Even the fact that I am Mexican (with Indian, Italian, and Spanish heritages feeding it) doesn’t let me slack off on the Aztec side. I am pushed (and currently gathering resources) to learn Nahuatl, to study what my Matron wants me to study, to research and correct the erroneous information about Aztec practices that perpetuates the New Age talk out there. I’m the gnashing of teeth you hear miles away whenever someone starts talking about the “Mayan Apocalypse” because first: they ran out of room on the stone, if you look at it, you can tell, there’s an end to how many days they would be able to fit on it. Second, why would an ancient civilization attach itself to Christian terminology? Yes, in Mayan, Aztec, and Incan mythos there is talk of ending the worlds, but not leaving them obliterated, but to recreate them. The end of the Mayan Sun Calendar is the assumed destruction of the current world and the recognized beginning of a new one, one they assumed would be an attempt by the g*ds of their pantheon to make something better. /endrant
In working the Hindu pantheon, and my being in Sharanya as an initiate means I have to make sure that I work closely with current organizations that are working on issues like the AIDS epidemic amongst sex workers, freedoms for trans/alternate gender expressing people (which some worshippers are, as part of their worship) because it is part of my path as a genderqueer Spirit sexworker.
Working with the Celt and Norse though; that creates a kettle of fish I have to try and fry sometimes. It makes it difficult for me to feel like I connect sometimes, despite what Odin and the Morrighan tell me (which is that I’m doing just fine) but this ties into my feeling of not achieving enough and thus overachieving to make up for the self-doubt. So when it comes to these, I tend to take the path of an academic, I read a lot of reconstructionist works, because I have friends who are big in recon and because that academia is important to learning about civilizations, not necessarily to do their rites as they’ve been discovered (except when requested, I have a format, it works for me) but to acknowledge the work being done there. To support it when I can by buying a book on a part of it that interests me (runes, ogam, and cultural/historical findings), and collecting all these tiny facts and resources for when someone might have need of them.

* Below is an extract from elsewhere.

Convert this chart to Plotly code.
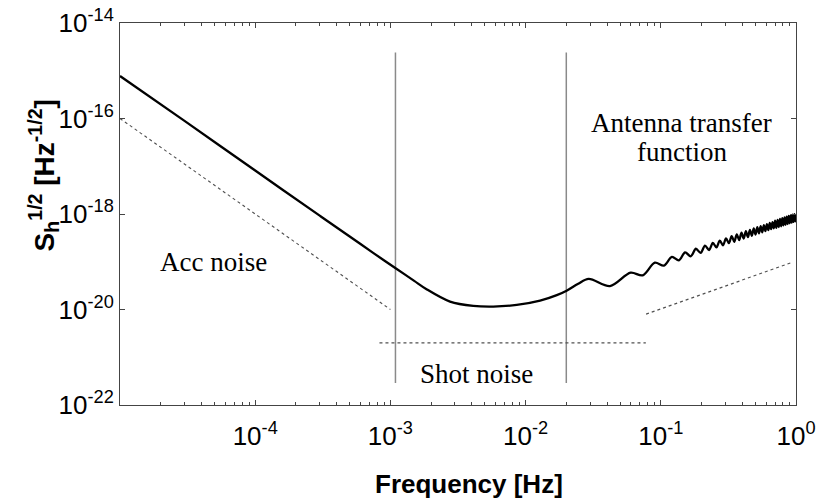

But I still feel like I don’t do enough. I think of all my issues, this one ties into my cultural background the most. I don’t feel I do enough, I’m a workhorse (my maternal family were ranch hands, it’s in the blood to work hard is what my Mama would say when I was up late studying) and sometimes, I push too far or too hard and wonder why I’ve been knocked on my ass. . . it’s still hard for me to deal with knowing that I do enough. One of these days, I will know that I have. This is part of that learning.